Rebecca takes several deep breaths to stem the maelstrom of tears and worry that has gathered in her chest. To her father-in-law’s rounded back at the sink she says, “I just want to know what you would prefer for dessert this evening, Opa. An apple pie perhaps, or a poppy roll? Or maybe you’d prefer a chocolate ring cake.” Manfred does not react at all, and Rebecca wonders whether his ears have finally reached their nineties along with the rest of him. Then, without turning around, he pronounces one word— “chocolate”—a little too loudly, and with that she knows he has been appeased and will be able to continue his morning routine. And in the very same moment, with sudden clarity, she knows precisely whom it is she must tell about the growth in her belly: Joseph, and only Joseph.
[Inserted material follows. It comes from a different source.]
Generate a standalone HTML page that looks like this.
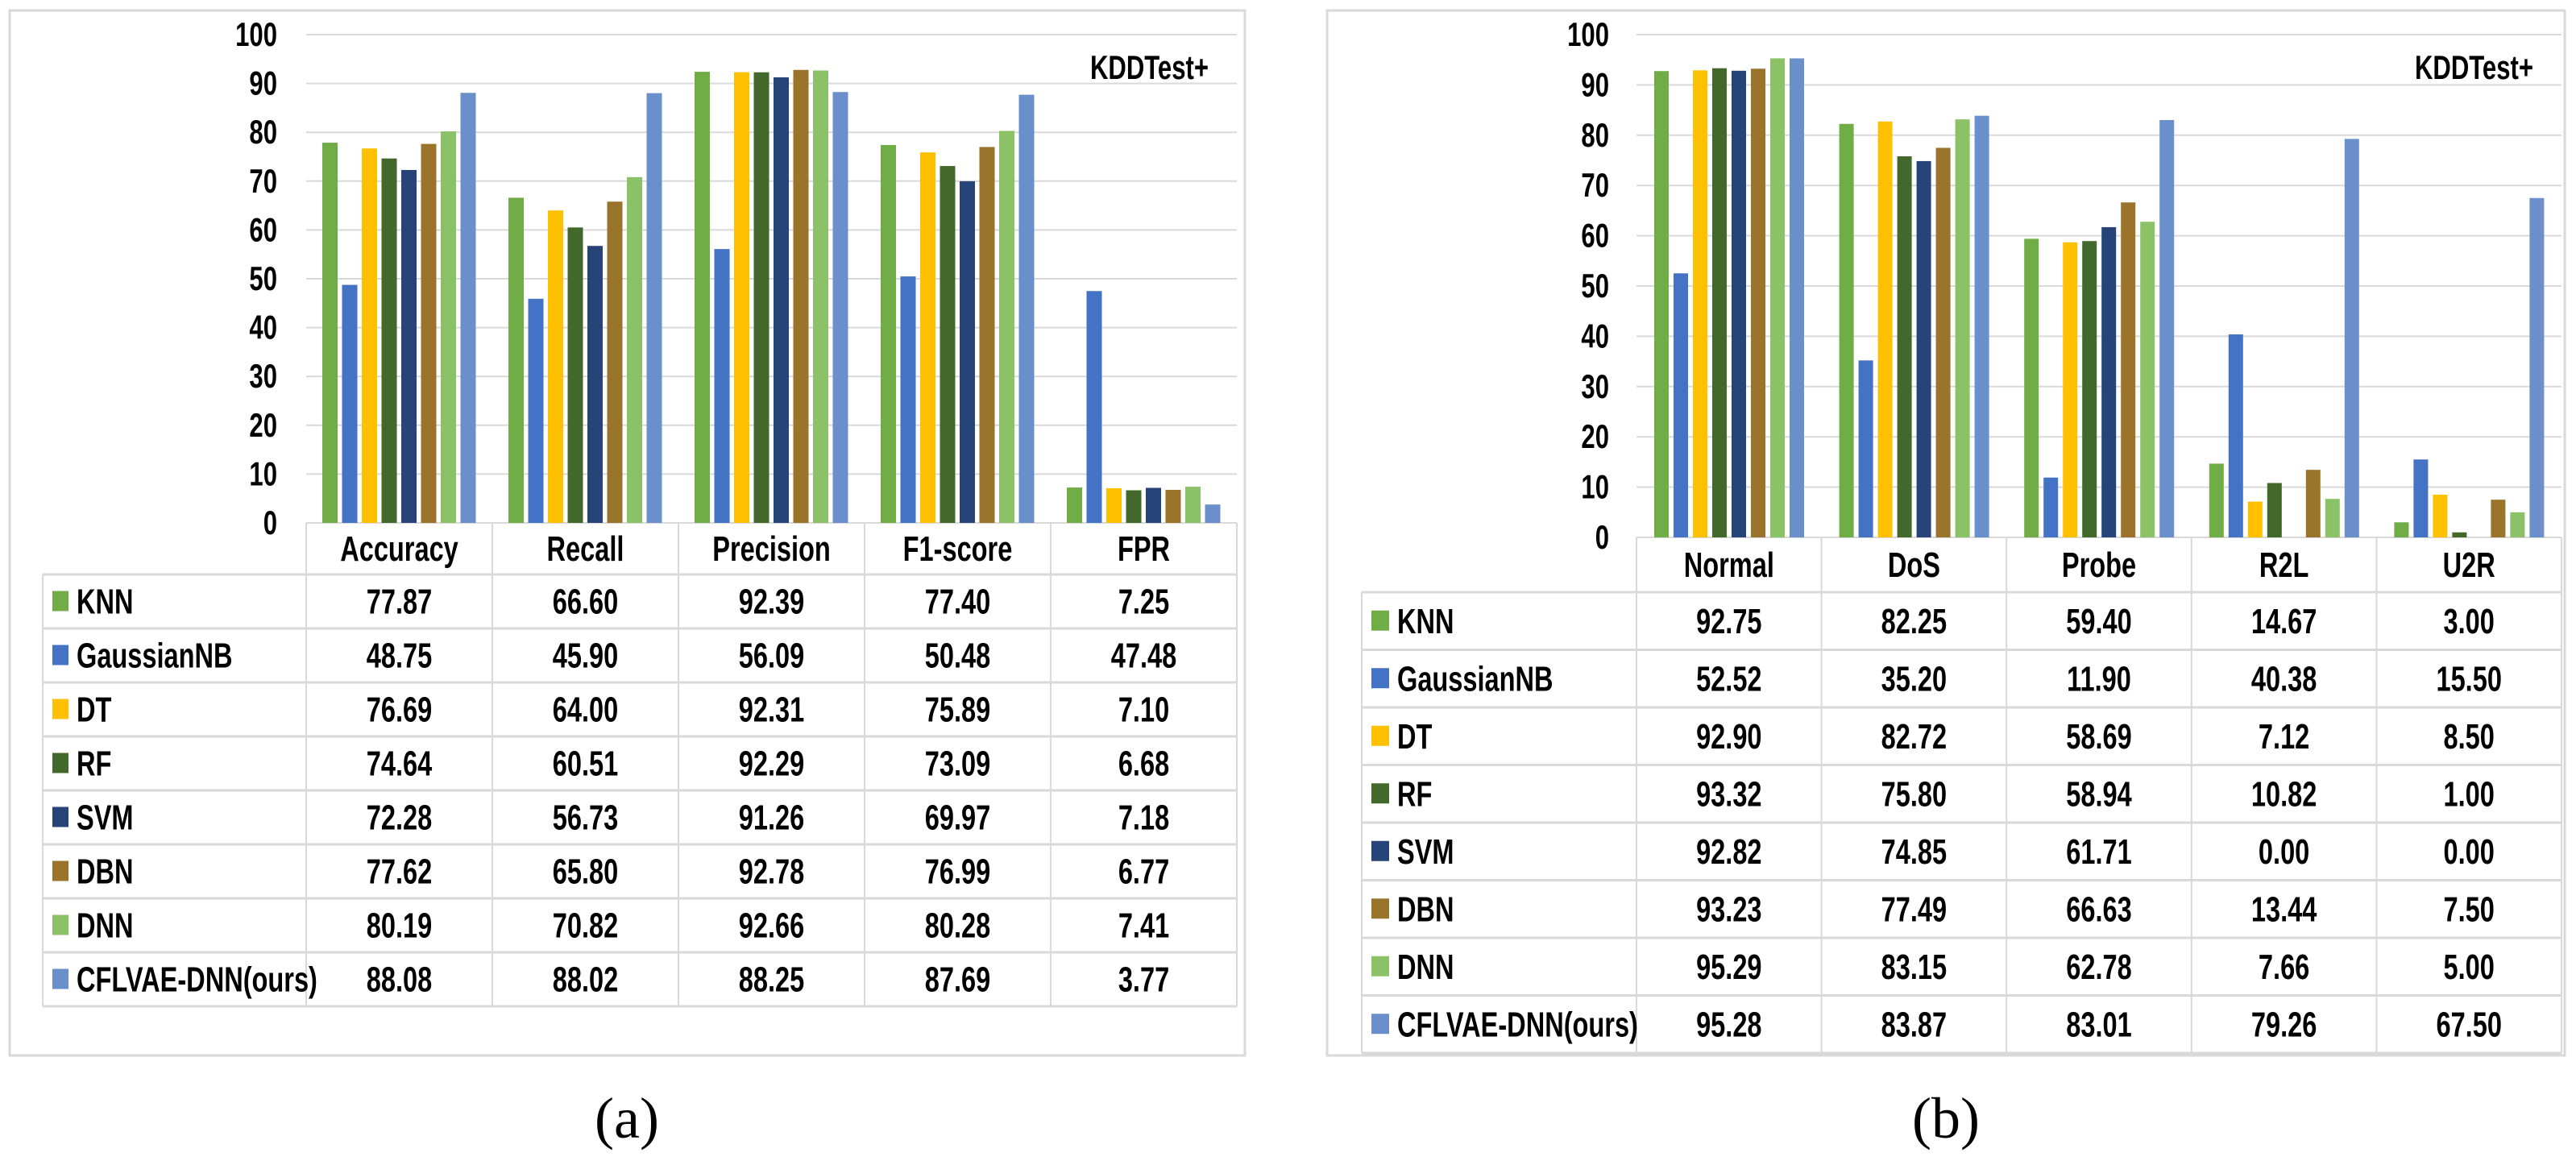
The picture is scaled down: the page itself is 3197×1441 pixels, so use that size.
<!DOCTYPE html>
<html><head><meta charset="utf-8">
<style>
html,body{margin:0;padding:0;background:#fff;}
svg{display:block;}
text{font-family:"Liberation Sans Narrow","Liberation Sans",sans-serif;font-weight:bold;fill:#000;}
.cap{font-family:"Liberation Serif",serif;font-weight:normal;}
</style></head>
<body>
<svg id="fig" width="3197" height="1441" viewBox="0 0 3197 1441" xmlns="http://www.w3.org/2000/svg"></svg>
<script>
// ---- data ----
const modelNames = ["KNN","GaussianNB","DT","RF","SVM","DBN","DNN","CFLVAE-DNN(ours)"];
const leftCategories = ["Accuracy","Recall","Precision","F1-score","FPR"];
const rightCategories = ["Normal","DoS","Probe","R2L","U2R"];
const yTicks = [0,10,20,30,40,50,60,70,80,90,100];
// left chart (a) series
const aKNN  = [77.87,66.60,92.39,77.40,7.25];
const aGNB  = [48.75,45.90,56.09,50.48,47.48];
const aDT   = [76.69,64.00,92.31,75.89,7.10];
const aRF   = [74.64,60.51,92.29,73.09,6.68];
const aSVM  = [72.28,56.73,91.26,69.97,7.18];
const aDBN  = [77.62,65.80,92.78,76.99,6.77];
const aDNN  = [80.19,70.82,92.66,80.28,7.41];
const aCFL  = [88.08,88.02,88.25,87.69,3.77];
// right chart (b) series
const bKNN  = [92.75,82.25,59.40,14.67,3.00];
const bGNB  = [52.52,35.20,11.90,40.38,15.50];
const bDT   = [92.90,82.72,58.69,7.12,8.50];
const bRF   = [93.32,75.80,58.94,10.82,1.00];
const bSVM  = [92.82,74.85,61.71,0.00,0.00];
const bDBN  = [93.23,77.49,66.63,13.44,7.50];
const bDNN  = [95.29,83.15,62.78,7.66,5.00];
const bCFL  = [95.28,83.87,83.01,79.26,67.50];

const seriesColors = ["#70ad47","#4472c4","#ffc000","#43682b","#264478","#9a742a","#8cc267","#6a8fcb"];
const NS = "http://www.w3.org/2000/svg";
const svg = document.getElementById("fig");
const SX = 0.74;

function mk(tag, attrs, parent, txt){
  const e = document.createElementNS(NS, tag);
  for (const k in attrs) e.setAttribute(k, attrs[k]);
  if (txt !== undefined) e.textContent = txt;
  (parent||svg).appendChild(e);
  return e;
}
function ntext(x, y, anchor, size, parent, txt){
  return mk("text", {x:0, y:0, "text-anchor":anchor, "font-size":size,
    transform:"translate(" + x + "," + y + ") scale(" + SX + ",1)"}, parent, txt);
}

function drawChart(g, series, cats, caption, capX) {
  const yScale = v => g.y0 - (g.y0 - g.y100) * v / 100;
  const xCol = i => g.px0 + g.colW * i;
  const pxR = g.px0 + g.colW * cats.length;
  const grp = mk("g", {}, svg);
  
  

  const frame = mk("rect", {x:g.fx0, y:g.fy0, width:g.fx1-g.fx0, height:g.fy1-g.fy0, fill:"#fff", stroke:"#d9d9d9", "stroke-width":3}, grp);
  
  

  yTicks.forEach(t => {
    const y = yScale(t);
    const gl = mk("line", {x1:g.px0, x2:pxR, y1:y, y2:y, stroke:"#d9d9d9", "stroke-width":2}, grp);
    
    
    const tl = ntext(g.labR, y+14, "end", 42, grp, String(t));
    
    
  });

  series.forEach((vals, s) => {
    vals.forEach((v, c) => {
      const x = xCol(c) + g.barOff + s * g.pitch;
      const y = yScale(v);
      const b = mk("rect", {x:x, y:y, width:g.barW, height:Math.max(0, g.y0 - y), fill:seriesColors[s]}, grp);
      
      
    });
  });

  const tb = g.hb + g.rowH * modelNames.length;
  for (let c = 0; c <= cats.length; c++) {
    const l = mk("line", {x1:xCol(c), x2:xCol(c), y1:g.y0, y2:tb, stroke:"#d9d9d9", "stroke-width":2}, grp);
    
    
  }
  const ll = mk("line", {x1:g.tl, x2:g.tl, y1:g.hb, y2:tb, stroke:"#d9d9d9", "stroke-width":2}, grp);
  
  
  for (let r = 0; r <= modelNames.length; r++) {
    const y = g.hb + g.rowH * r;
    const l = mk("line", {x1:g.tl, x2:pxR, y1:y, y2:y, stroke:"#d9d9d9", "stroke-width":3}, grp);
    
    
  }
  cats.forEach((c, i) => {
    const t = ntext(xCol(i)+g.colW/2, (g.y0+g.hb)/2+15, "middle", 44, grp, c);
    
    
  });
  modelNames.forEach((m, r) => {
    const cy = g.hb + g.rowH * (r + 0.5);
    const sw = mk("rect", {x:g.tl+12, y:cy-13, width:g.swW, height:25, fill:seriesColors[r]}, grp);
    
    
    const lt = ntext(g.tl+g.swW+22, cy+15, "start", 44, grp, m);
    
    
    series[r].forEach((v, c) => {
      const vt = ntext(xCol(c)+g.colW/2, cy+15, "middle", 44, grp, v.toFixed(2));
      
      
    });
  });

  const kt = ntext(pxR-35, 98, "end", 42, grp, "KDDTest+");
  
  

  const cap = mk("text", {x:capX, y:1412, "text-anchor":"middle", "font-size":72, "class":"cap"}, svg, caption);
  
  
}

drawChart({name:"chart-a", fx0:12, fy0:13, fx1:1545, fy1:1310, px0:380, colW:231, y0:649, y100:43,
  hb:713, rowH:67, tl:53, labR:344, barOff:20, pitch:24.5, barW:19, swW:20},
  [aKNN,aGNB,aDT,aRF,aSVM,aDBN,aDNN,aCFL], leftCategories, "(a)", 778);

drawChart({name:"chart-b", fx0:1647, fy0:13, fx1:3183, fy1:1310, px0:2031, colW:229.6, y0:667, y100:43,
  hb:735, rowH:71.5, tl:1690, labR:1997, barOff:22, pitch:24, barW:18, swW:22},
  [bKNN,bGNB,bDT,bRF,bSVM,bDBN,bDNN,bCFL], rightCategories, "(b)", 2415);
</script>
</body></html>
She will phone him today and tell him her news. It is only right that he share the burden, and this very thought lightens her own.

“Then chocolate it shall be,” she says almost cheerily to her father-in-law. She is now free to return to her own house, where two of her boys are waiting for breakfast.

* * *

“Good morning, Professor Licht!” Shlomi Buzaglo, his favorite doorman, pokes his broad and friendly face into the taxi with an offer to escort him to the entrance. Joseph enjoys the careful attentions of this cheerful young Moroccan from the working-class south side of the city. Not having noticed the drizzle that started on the way uptown, he is surprised to see Shlomi pushing a luggage cart and carrying an enormous umbrella. The umbrella is hardly necessary when all Joseph has to do is step out of the cab and walk six or seven paces to the front door, but the management of this building—the only one in Tel Aviv with two doormen round-the-clock—sets its standards by Manhattan and London, so Joseph is duly escorted.

This morning Joseph is too preoccupied for his usual reveries; he does not wonder if Rebecca has ever come to steal a peek at this lavish lobby, so different from the simple home they shared as husband and wife. He is oblivious even to the cheekiness of the second doorman, who mocks his every gesture in spite of Joseph’s numerous complaints to the security manager. The young man holds the elevator doors and presses the penthouse button for him too effusively, a spurious smile pulled wide across his face.

Joseph enters the flat in a rush, tosses his keys onto an ornate secretary he and Pepe bought on auction in Budapest, and passes straight through to the cavernous kitchen. Shlomi is just rolling the luggage cart off the service elevator as Joseph opens the back door.

“Looks like you’re cooking for a crowd.” Shlomi’s tone of voice is always amicable.

“Well, yes, I suppose I am,” replies Joseph as he helps Shlomi move the bags and boxes onto the counters. He pauses to flick on the electricity and all at once the kitchen explodes in bright lights reflecting off shiny copper pans, gleaming crystal goblets, dazzling silver platters, beveled glass windowpanes, and highly polished appliances. Both men squint. “I have five sons and a daughter-in-law and they’re all coming to spend the whole Shabbat with me. My boys are around your age, and they eat a lot.”